The material below includes pictures; leave them out and return only the lines between the line containing "Recreate this image" and the line containing "from bokeh.resources import INLINE", inclusive, word for word.

□ □ □

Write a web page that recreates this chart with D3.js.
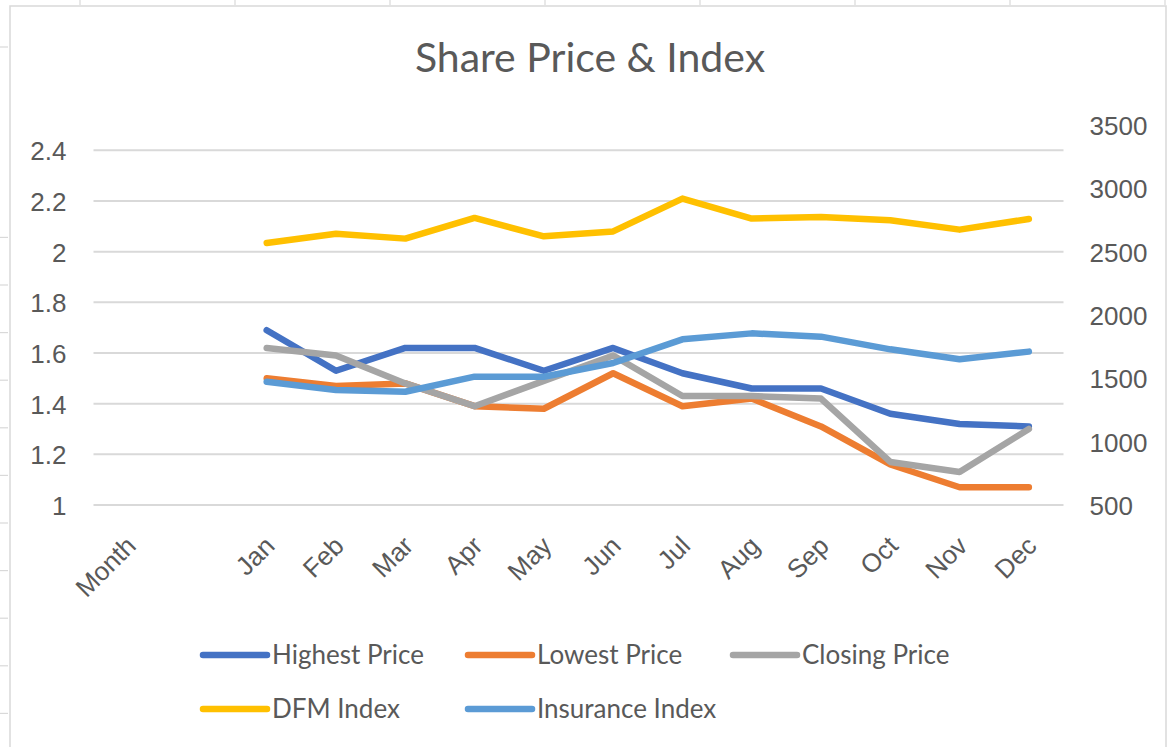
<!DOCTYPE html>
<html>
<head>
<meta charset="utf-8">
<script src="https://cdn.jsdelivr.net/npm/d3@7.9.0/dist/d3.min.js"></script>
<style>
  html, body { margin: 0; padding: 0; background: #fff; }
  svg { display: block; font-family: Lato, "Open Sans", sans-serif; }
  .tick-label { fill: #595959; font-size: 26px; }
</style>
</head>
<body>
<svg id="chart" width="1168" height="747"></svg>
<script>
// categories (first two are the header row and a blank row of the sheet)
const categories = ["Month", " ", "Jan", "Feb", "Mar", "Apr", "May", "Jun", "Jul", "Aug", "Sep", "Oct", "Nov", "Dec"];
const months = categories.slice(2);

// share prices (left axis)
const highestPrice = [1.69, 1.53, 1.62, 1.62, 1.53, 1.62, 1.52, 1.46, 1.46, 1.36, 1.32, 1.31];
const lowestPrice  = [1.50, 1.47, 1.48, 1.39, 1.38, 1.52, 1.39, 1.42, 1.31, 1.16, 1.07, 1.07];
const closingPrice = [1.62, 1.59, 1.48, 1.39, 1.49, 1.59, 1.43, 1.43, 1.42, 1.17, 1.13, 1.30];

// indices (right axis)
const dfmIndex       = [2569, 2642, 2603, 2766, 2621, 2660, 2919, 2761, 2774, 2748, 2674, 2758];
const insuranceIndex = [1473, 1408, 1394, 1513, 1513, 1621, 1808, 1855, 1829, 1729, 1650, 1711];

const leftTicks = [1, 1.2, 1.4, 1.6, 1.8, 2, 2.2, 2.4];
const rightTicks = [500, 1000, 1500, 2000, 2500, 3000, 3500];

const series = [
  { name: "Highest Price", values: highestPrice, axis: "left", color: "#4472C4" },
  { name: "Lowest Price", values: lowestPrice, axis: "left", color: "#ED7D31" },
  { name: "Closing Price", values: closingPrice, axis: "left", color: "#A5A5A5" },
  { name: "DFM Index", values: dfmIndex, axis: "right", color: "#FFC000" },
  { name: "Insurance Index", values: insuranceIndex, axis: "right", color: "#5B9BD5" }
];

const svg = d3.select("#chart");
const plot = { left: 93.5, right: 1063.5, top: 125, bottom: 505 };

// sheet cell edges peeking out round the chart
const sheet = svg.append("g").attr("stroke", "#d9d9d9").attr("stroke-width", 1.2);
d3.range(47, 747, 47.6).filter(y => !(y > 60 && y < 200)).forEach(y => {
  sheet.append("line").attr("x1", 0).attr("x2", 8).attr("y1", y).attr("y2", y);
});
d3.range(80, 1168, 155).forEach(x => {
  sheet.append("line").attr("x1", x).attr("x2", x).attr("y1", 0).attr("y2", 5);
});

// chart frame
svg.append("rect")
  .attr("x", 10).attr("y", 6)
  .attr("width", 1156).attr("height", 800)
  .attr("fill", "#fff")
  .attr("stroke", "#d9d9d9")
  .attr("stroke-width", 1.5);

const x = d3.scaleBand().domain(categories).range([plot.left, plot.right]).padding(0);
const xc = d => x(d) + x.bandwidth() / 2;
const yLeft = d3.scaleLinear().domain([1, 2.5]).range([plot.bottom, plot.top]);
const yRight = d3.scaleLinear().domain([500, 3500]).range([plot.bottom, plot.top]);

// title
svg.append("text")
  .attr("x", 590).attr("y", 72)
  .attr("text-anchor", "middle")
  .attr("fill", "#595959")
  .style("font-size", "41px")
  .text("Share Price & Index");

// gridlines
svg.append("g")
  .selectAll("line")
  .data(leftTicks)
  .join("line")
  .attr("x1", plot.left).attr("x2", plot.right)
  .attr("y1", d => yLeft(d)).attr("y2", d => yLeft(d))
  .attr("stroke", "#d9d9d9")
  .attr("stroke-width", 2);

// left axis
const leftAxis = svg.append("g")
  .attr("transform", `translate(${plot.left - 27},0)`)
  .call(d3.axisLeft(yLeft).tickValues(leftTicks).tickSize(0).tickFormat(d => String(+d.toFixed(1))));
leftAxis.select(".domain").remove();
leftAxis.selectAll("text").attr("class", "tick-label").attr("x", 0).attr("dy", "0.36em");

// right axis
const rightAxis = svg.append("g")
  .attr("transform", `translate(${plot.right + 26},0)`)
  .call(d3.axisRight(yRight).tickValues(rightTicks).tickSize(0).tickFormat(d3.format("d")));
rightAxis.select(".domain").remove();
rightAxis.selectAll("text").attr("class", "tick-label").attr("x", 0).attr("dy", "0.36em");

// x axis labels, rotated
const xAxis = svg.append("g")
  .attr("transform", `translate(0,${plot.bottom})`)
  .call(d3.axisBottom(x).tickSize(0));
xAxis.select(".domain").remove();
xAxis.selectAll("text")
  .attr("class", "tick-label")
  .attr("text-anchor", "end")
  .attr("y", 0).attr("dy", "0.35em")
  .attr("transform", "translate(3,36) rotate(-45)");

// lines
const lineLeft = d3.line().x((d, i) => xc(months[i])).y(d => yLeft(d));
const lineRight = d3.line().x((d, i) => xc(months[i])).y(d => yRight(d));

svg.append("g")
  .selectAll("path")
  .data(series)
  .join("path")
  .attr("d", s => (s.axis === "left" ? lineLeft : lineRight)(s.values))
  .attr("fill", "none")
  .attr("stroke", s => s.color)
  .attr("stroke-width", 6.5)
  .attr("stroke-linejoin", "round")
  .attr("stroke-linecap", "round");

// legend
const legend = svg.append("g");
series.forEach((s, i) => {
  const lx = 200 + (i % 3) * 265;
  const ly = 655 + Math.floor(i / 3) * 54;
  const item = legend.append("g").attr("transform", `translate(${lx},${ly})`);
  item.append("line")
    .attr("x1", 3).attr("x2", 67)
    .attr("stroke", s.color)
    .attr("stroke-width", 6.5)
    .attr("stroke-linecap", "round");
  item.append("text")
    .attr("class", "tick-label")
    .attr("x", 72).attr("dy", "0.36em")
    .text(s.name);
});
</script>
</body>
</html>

□ □ □

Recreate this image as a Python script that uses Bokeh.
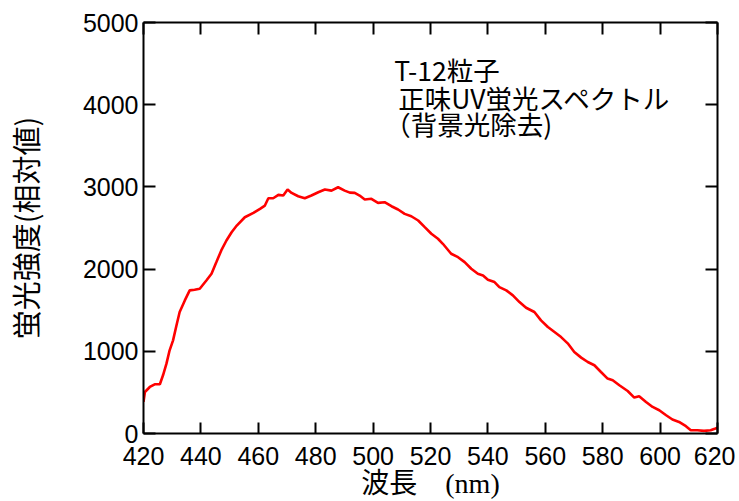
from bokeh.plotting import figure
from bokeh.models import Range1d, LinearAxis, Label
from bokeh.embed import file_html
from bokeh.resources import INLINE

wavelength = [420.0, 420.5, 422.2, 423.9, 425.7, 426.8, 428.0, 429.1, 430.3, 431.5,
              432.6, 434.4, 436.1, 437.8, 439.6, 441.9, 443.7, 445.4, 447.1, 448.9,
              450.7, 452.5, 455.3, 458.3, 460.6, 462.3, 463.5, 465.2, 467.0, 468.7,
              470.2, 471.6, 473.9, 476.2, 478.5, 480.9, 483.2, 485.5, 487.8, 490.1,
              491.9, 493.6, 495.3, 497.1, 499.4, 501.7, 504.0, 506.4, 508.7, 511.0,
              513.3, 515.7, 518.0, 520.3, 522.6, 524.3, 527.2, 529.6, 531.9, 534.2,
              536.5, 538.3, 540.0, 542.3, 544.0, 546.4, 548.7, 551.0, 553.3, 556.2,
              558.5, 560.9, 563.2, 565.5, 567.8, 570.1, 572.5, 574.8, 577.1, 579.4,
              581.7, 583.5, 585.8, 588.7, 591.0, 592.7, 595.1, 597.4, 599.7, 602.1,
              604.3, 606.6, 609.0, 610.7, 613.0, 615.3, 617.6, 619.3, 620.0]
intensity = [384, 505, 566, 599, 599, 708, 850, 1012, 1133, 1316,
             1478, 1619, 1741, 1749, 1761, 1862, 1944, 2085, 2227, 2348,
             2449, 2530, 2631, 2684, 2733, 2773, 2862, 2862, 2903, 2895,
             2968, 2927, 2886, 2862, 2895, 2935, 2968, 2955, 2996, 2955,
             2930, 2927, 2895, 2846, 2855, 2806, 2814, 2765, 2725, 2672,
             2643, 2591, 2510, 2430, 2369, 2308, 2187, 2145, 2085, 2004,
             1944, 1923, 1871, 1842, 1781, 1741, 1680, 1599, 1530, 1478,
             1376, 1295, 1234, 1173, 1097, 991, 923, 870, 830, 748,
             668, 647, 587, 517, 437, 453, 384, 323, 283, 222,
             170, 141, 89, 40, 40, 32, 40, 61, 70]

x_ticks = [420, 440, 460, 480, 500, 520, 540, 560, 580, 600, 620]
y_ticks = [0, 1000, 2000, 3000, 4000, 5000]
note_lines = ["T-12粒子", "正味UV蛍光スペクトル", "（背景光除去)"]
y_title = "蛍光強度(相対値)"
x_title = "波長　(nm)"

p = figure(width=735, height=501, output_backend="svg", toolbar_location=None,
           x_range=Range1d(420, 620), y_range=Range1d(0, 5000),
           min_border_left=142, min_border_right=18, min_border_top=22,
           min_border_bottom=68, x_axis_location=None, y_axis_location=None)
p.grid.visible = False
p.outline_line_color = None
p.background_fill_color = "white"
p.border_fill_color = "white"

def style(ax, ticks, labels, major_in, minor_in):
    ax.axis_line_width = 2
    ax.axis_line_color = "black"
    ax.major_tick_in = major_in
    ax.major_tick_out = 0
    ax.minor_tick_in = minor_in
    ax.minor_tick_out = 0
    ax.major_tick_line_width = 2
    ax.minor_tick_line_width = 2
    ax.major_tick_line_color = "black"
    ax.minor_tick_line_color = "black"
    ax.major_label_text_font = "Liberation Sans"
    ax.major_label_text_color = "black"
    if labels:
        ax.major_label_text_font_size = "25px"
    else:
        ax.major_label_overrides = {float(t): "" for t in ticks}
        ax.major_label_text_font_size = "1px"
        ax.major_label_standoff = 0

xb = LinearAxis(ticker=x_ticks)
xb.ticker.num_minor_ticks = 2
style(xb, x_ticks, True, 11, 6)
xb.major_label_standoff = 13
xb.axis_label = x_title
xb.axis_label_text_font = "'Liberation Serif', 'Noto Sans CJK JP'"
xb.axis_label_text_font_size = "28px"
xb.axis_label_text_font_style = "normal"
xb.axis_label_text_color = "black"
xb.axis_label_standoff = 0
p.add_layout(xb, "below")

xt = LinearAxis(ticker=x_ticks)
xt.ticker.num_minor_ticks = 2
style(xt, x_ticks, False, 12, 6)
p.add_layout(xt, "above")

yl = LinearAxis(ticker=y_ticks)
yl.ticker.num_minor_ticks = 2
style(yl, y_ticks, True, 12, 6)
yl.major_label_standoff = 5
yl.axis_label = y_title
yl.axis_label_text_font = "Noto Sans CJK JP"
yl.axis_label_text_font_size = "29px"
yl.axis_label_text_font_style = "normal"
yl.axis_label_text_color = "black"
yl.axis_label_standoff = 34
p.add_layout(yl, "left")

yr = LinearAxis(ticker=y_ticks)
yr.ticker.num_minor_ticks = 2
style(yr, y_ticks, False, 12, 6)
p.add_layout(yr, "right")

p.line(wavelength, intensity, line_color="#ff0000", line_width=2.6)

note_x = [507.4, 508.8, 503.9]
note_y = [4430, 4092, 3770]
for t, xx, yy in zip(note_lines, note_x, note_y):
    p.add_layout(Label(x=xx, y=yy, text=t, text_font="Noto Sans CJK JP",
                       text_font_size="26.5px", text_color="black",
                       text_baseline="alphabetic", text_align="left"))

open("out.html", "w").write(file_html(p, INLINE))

□ □ □

Written reply ::
Recreate this image as a Python script that uses Bokeh.
from bokeh.plotting import figure
from bokeh.models import Range1d, LinearAxis, Label
from bokeh.embed import file_html
from bokeh.resources import INLINE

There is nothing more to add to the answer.